Showing posts with label #Great Depression. Show all posts
Showing posts with label #Great Depression. Show all posts

Sunday, August 14, 2022

Go West, young—er—lady!

 


Frances Perkins (and all those men) watching 
President Franklin D Roosevelt sign the social security act, 1935

Remember Horace Greeley from when you studied American history in school? He was a nineteenth-century newspaperman, served briefly in the House of Representatives, and was a utopian reformer who believed the American West was the land of opportunity. He’s best remembered for the advice, “Go West, young man!” It became the slogan that expressed the American belief in individualism—a man can pull himself up by the bootstraps, care for his family, make living, and do anything he wants if he is only strong and brave and works hard. It’s an idea that many Americans still take patriotic pride in. But it’s a myth.

During the Depression, along came Frances Perkins, a reformer who fought for workers' rights, became the first woman to serve in the presidential cabinet as Secretary of Labor, and is genuinely considered responsible for social security as we know it. (She was also an ardent feminist.) A witness to the 1911 Triangle fire in which 146 women and girls died, trapped inside a locked factory, Perkins determined that America had to take care of all its citizens, and in contrast to Greeley, she touted another American tradition: communities take care of their own, people look out for each other. Compassion and caring are the American way. She persuaded President Franklin Delano Roosevelt to implement a social security program, but his first response was, “Nothing like this has ever been done before.” So if you want to talk about a uniquely American tradition, talk about the tradition of caring for all our citizens.
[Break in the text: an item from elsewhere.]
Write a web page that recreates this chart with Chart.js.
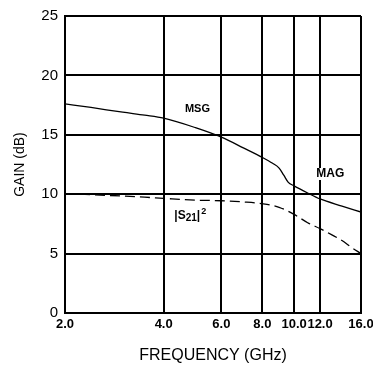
<!DOCTYPE html>
<html>
<head>
<meta charset="utf-8">
<script src="https://cdn.jsdelivr.net/npm/chart.js@4/dist/chart.umd.min.js"></script>
<style>
  html, body { margin: 0; padding: 0; background: #fff; }
  #wrap { width: 373px; height: 365px; }
</style>
</head>
<body>
<div id="wrap"><canvas id="grafico-ganho"></canvas></div>
<script>
// eixo X (GHz) e eixo Y (dB)
var xTicks = [2, 4, 6, 8, 10, 12, 16];
var yTicks = [0, 5, 10, 15, 20, 25];

// MSG / MAG
var msgFreq = [2.0, 2.4, 3.0, 3.5, 4.0, 5.0, 6.0, 7.0, 8.0, 8.6, 9.0, 9.3, 9.6, 10.0, 11.0, 12.0, 14.0, 16.0];
var msgGain = [17.6, 17.3, 16.9, 16.65, 16.4, 15.6, 14.8, 13.9, 13.1, 12.6, 12.2, 11.6, 11.0, 10.7, 10.1, 9.6, 9.0, 8.5];

// |S21|^2
var s21Freq = [2.0, 2.7, 3.5, 4.0, 5.0, 6.0, 7.0, 8.0, 9.0, 10.0, 11.0, 12.0, 13.0, 14.0, 15.0, 16.0];
var s21Gain = [10.05, 9.9, 9.75, 9.65, 9.5, 9.45, 9.35, 9.2, 8.9, 8.3, 7.6, 7.1, 6.6, 6.1, 5.5, 5.0];

var fonte = "'Liberation Sans', Arial, sans-serif";

function pontos(xs, ys) {
    return xs.map((x, i) => ({ x: x, y: ys[i] }));
}

// texto com fundo branco por cima da grade
function rotulo(ctx, texto, x, y) {
    var w = ctx.measureText(texto).width;
    ctx.fillStyle = '#fff';
    ctx.fillRect(x - w / 2 - 1, y - 6, w + 2, 12);
    ctx.fillStyle = '#000';
    ctx.fillText(texto, x, y);
}

// textos MSG, MAG e |S21|² dentro do gráfico
var rotulos = {
    id: 'rotulos',
    afterDatasetsDraw(chart) {
        var ctx = chart.ctx;
        var sx = chart.scales.x;
        var sy = chart.scales.y;
        ctx.save();
        ctx.textAlign = 'center';
        ctx.textBaseline = 'middle';
        ctx.font = 'bold 11px ' + fonte;
        rotulo(ctx, 'MSG', sx.getPixelForValue(5.07), sy.getPixelForValue(17.2));
        ctx.font = 'bold 12px ' + fonte;
        rotulo(ctx, 'MAG', sx.getPixelForValue(12.9), sy.getPixelForValue(11.7));

        // |S21|² com subscrito e sobrescrito
        var x = sx.getPixelForValue(4.31);
        var y = sy.getPixelForValue(8.2);
        ctx.fillStyle = '#000';
        ctx.textAlign = 'left';
        ctx.font = 'bold 12px ' + fonte;
        ctx.fillText('|S', x, y);
        x += ctx.measureText('|S').width;
        ctx.font = 'bold 10px ' + fonte;
        ctx.fillText('21', x, y + 3);
        x += ctx.measureText('21').width;
        ctx.font = 'bold 12px ' + fonte;
        ctx.fillText('|', x, y);
        x += ctx.measureText('|').width + 1;
        ctx.font = 'bold 9px ' + fonte;
        ctx.fillText('2', x, y - 4);
        ctx.restore();
    }
};

new Chart(document.querySelector('#grafico-ganho'), {
    type: 'line',
    data: {
        datasets: [{
            label: 'MSG/MAG',
            data: pontos(msgFreq, msgGain),
            borderColor: '#000',
            borderWidth: 1.3,
            pointRadius: 0,
            cubicInterpolationMode: 'monotone',
            fill: false
        }, {
            label: '|S21|²',
            data: pontos(s21Freq, s21Gain),
            borderColor: '#000',
            borderWidth: 1.3,
            borderDash: [10, 5],
            pointRadius: 0,
            cubicInterpolationMode: 'monotone',
            fill: false
        }]
    },
    plugins: [rotulos],
    options: {
        responsive: true,
        maintainAspectRatio: false,
        animation: false,
        layout: {
            padding: { top: 15, right: 12, left: 0, bottom: 0 }
        },
        plugins: {
            legend: { display: false },
            tooltip: { enabled: false }
        },
        scales: {
            x: {
                type: 'logarithmic',
                min: 2,
                max: 16,
                afterBuildTicks: scale => {
                    scale.ticks = xTicks.map(v => ({ value: v }));
                },
                afterFit: scale => {
                    scale.height = 52;
                    scale.paddingLeft = 0;
                    scale.paddingRight = 0;
                },
                ticks: {
                    autoSkip: false,
                    maxRotation: 0,
                    padding: 4,
                    color: '#000',
                    font: { family: fonte, size: 13, weight: 'bold' },
                    callback: v => Number(v).toFixed(1)
                },
                grid: { color: '#000', lineWidth: 2, drawTicks: false },
                border: { display: true, color: '#000', width: 2 },
                title: {
                    display: true,
                    text: 'FREQUENCY (GHz)',
                    color: '#000',
                    padding: { top: 2, bottom: 0 },
                    font: { family: fonte, size: 16 }
                }
            },
            y: {
                min: 0,
                max: 25,
                afterBuildTicks: scale => {
                    scale.ticks = yTicks.map(v => ({ value: v }));
                },
                afterFit: scale => { scale.width = 65; },
                ticks: {
                    padding: 7,
                    color: '#000',
                    font: { family: fonte, size: 15 }
                },
                grid: { color: '#000', lineWidth: 2, drawTicks: false },
                border: { display: true, color: '#000', width: 2 },
                title: {
                    display: true,
                    text: 'GAIN (dB)',
                    color: '#000',
                    padding: { top: 12, bottom: 0 },
                    font: { family: fonte, size: 14 }
                }
            }
        }
    }
});
</script>
</body>
</html>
As originally written, Social Security did not just mean old-age assistance. It was an attempt to use government taxes to take care of all in our society—the poor, the homeless, neglected children, the disabled, the unemployed, the mentally and/or physically ill--all those who could not follow Horace Greeley’s idealistic and unreal advice. She said, “People are what matter to a government, and a government should strive to give the very best life to the people under its jurisdiction.”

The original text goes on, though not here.